The hard part, of course, is figuring out where to draw the line. Designing platforms for performance costs money but doesn’t introduce a whole lot of extra complexity (at least in most circumstances) to your environment. Designing platforms for high-availability costs you both money (you have to buy more stuff) and complexity (you have to setup load-balancing, failover, or myriad other HA options.)

But what if I told you that building for high-availability is, for the most part, pointless? Would you be shocked? Or would you try and think of the last time a brand-name server failed catastrophically, not be able to remember the time that happened, and be a little surprised? As I mentioned, I’ve seen HDDs fail and RAM go bad lots of times. But if you build a single server with any degree of intelligence — a couple CPUs, a couple banks of RAM, a couple HDDs in RAID, and even a couple NICs in a bond (which I think is becoming less and less meaningful in today’s world) — it seems like building paired servers (network load-balancing, failover, whatever) introduces added complexity and increases cost while giving you little — very little — in return.

Going back to my organization’s example: we have two totally separate database platforms. Both are comprised of three HP BL465c G5 blade servers with dual-socket, dual-core AMD Opterons. Each blade has 4 CPUs, 16GB of RAM, 2 HDDs and 4 NICs. What are the chances of a catastrophic failure? Pretty low, I would say. But having a three-way network load-balanced pair introduces complexity (which costs you time) and introduces additional cost (more servers to buy, more power to consume.) With the HP BL465c G6 blade servers, a single server can hold 12 CPUs, 48GB of RAM (the limit is actually 64GB, but that’s super-expensive), 2 HDDs and 4 NICs (ditto.) We have more CPU and RAM capacity in one server than we had in three — and we have it with much less complexity and much less cost.

But the big question remains — did we lose anything in terms of reliability? Statistically, of course, a 3-way platform is less likely to fail than a 1-way platform. But is that a 0.001% chance versus a 0.0001% chance? And if so, how much is that worth — in money and in time — to your organization?

I would argue that you are gaining very little while giving up quite a lot. In other words, I would be happy to see the 3-way SQL Server platforms be replaced with 1-way platforms that utilize a single, high-capacity server. Especially when you consider that the actual SQL Server instances exist on shared (in our case, NetApp) storage; which further reduces the capacity for failure versus a generic RAID array (such as the blade server’s internal drives.)

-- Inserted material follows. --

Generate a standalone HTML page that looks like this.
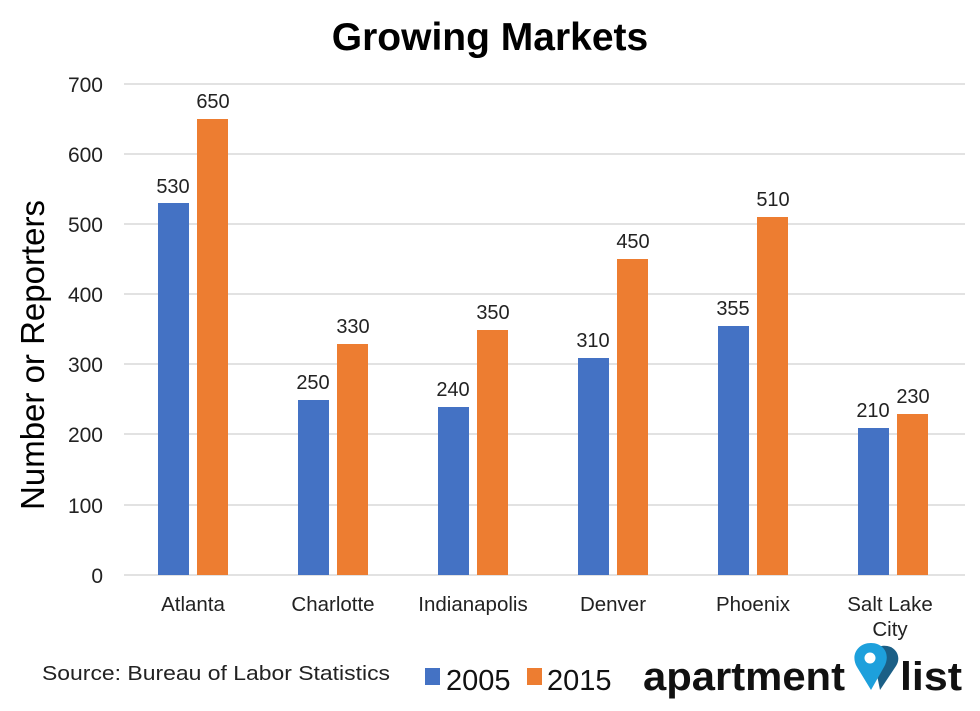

To me, this comes back full-circle to my initial question about chasing paradigms. The industry’s desire to follow Moore’s Law has led us to incredibly powerful — and reliable — hardware for what is really very little cost. Put very plainly, I don’t think you need to specifically chase either the performance or high-availability paradigm in any way other than choosing intelligently when you design your platform. Choose a reputable vendor, multiple CPUs, multiple NICs and HDDs in RAID and I really, really don’t think that network load-balancing or failover (either at the hardware level or the network level) is worthwhile anymore for most organizations. (Obviously if you’re incredibly large, like say Facebook, or have a huge dataset, like say ESPN, you have very different concerns.)

Put another way, choose your servers right the first time and — given the state of today’s technology — I don’t think you need to complicate your architecture to chase either performance or high-availability concerns. Maybe I have more faith in modern hardware than most administrators, but I really think it’s a case of today’s hardware is so reliable that a lot of concerns have been mitigated. Surely I can’t be the only one that noticed, though?